Couple seek a way to finance time together
Monday, April 24th, 2006Web Posted: 04/24/2006 12:00 AM CDT
Aïssatou Sidimé
Express-News Business Writer
For 10 years Bruce Cook left home while his wife slept to go to a high-stress job. He returned home after she had left for her waitress job. They rarely saw each other.
After wife Elaine Krugman suffered a shoulder injury that ended her waitress career, they decided to retire from full-time work.
“As you get older you realize that you either spent time well or you didn’t,” said Cook, 56, a former records administrator for San Diego Gas & Electric Co. “You can’t get it back. Time to me is very important.”
To capitalize on the booming California housing market and reduce their expenses, Cook and Krugman sold their primary house in San Diego and bought a house with cash in San Antonio. They moved here in 2004.
Cook became a consultant compiling real estate data part time for his previous employer. Now he spends much of his time attending glass-fusing classes and traveling with Krugman, a part-time craft instructor on cruise ships.
“More time with my wife gave my life a deeper meaning,” he said.
“It also brought his blood pressure way down,” said Krugman, 44, who also works as a consultant scanning documents part time for Cook’s former employer.
But 20 months later, the couple wonders whether their savings could continue to support their lifestyle if Bruce’s one-year consulting contract wasn’t renewed.
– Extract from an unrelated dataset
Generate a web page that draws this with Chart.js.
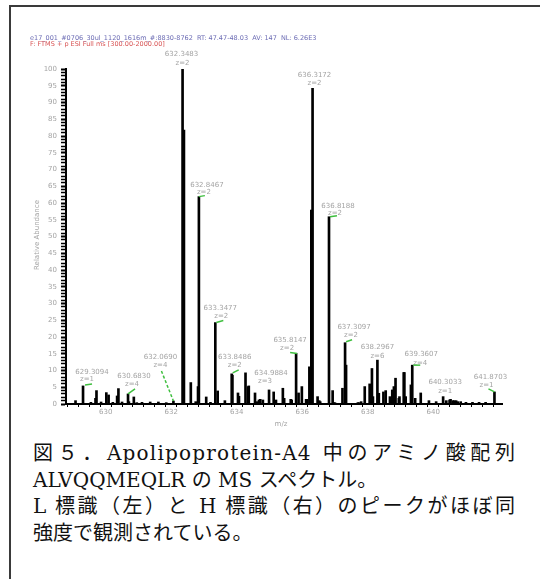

Krugman also would like to travel more, about 10 to 12 weeks a year, which would cost roughly $12,000.
“To double our travel would put us outside what I think we can do with the budget,” Cook said.
The couple have investments and cash totaling roughly $935,000.
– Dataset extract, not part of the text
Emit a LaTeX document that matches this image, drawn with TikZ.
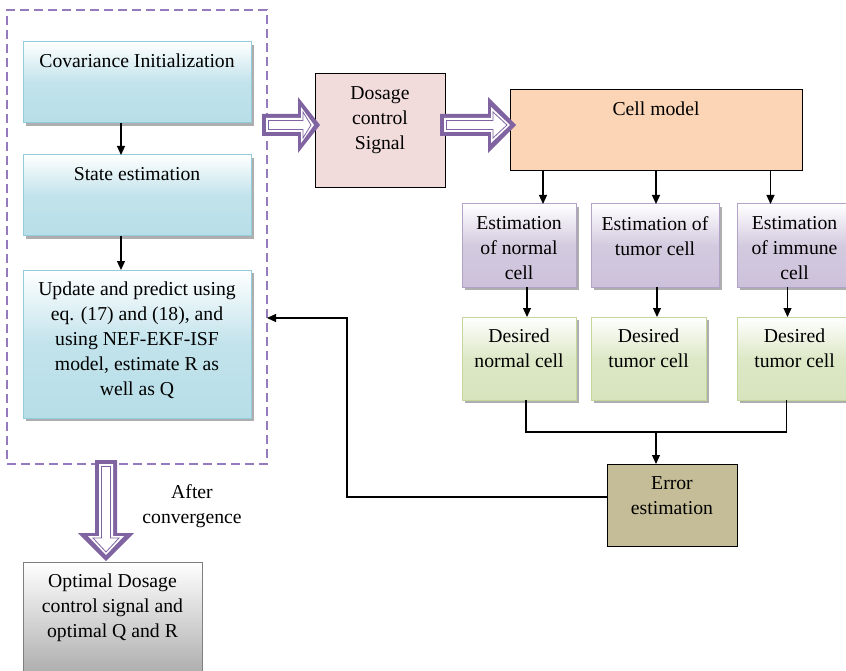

They will earn about $70,000 before taxes from consulting and their investments. Their annual expenses are roughly $48,000.
The couple are careful to stay out of debt: They carry no credit card balances. They paid off car notes and the mortgage on a condo they still own in San Diego.
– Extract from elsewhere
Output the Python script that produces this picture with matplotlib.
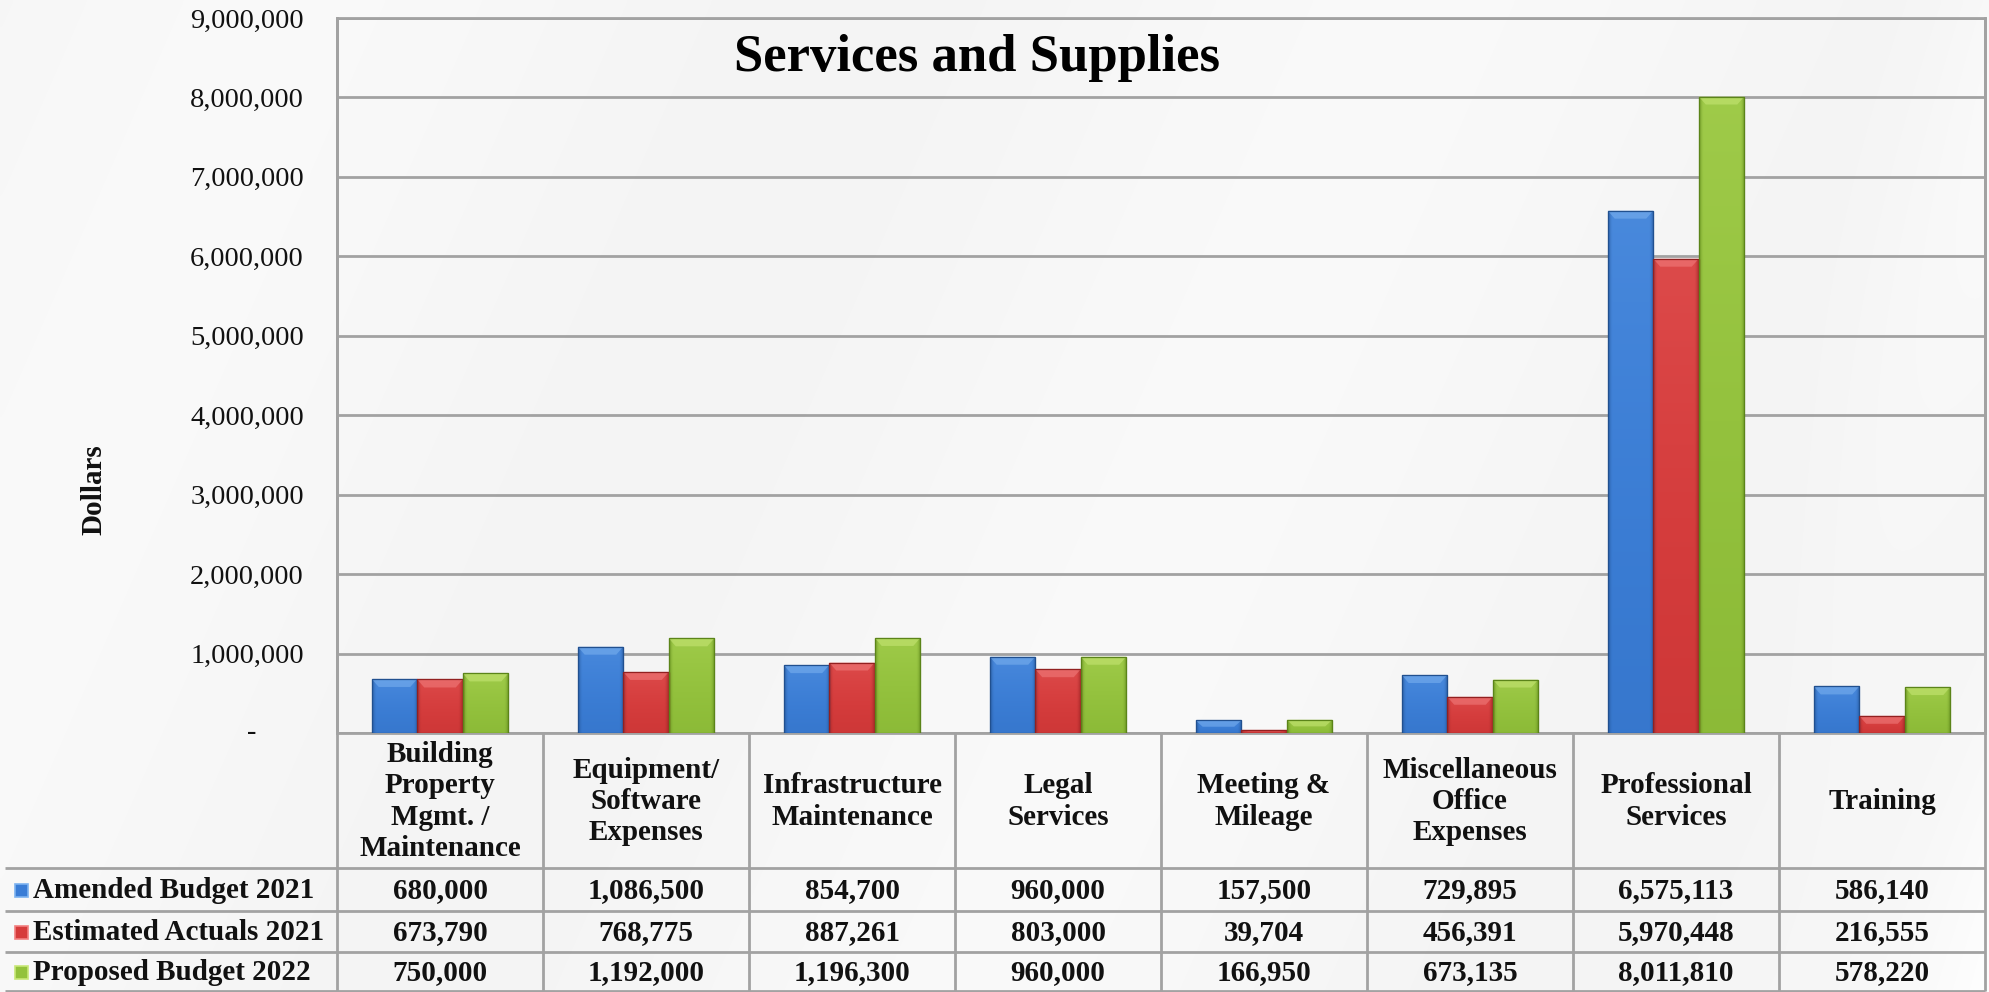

The condo, valued at about $275,000, is now rented out. But they are considering selling it and investing the profits to generate more income.
However, Cook is unsure how to remain properly diversified to minimize risk.
“The condo is earning just 3 percent after expenses, which I think is unacceptable, but I’m a little hesitant to put everything in the stock market,” he said.
The decision is more complicated because neither one has disability insurance to provide income if he or she can’t work even part time. Cook has long-term care insurance and a family medical plan through his former employer, but the benefits will terminate when he turns 65.
They want a solution that lets them continue enjoying life and each other at their own pace.
“I’ve been very proud that we don’t owe anyone, and it’s important to stay that way,” Krugman said. “But financial worries add stress to our lives and it’s important to remain stress-free.”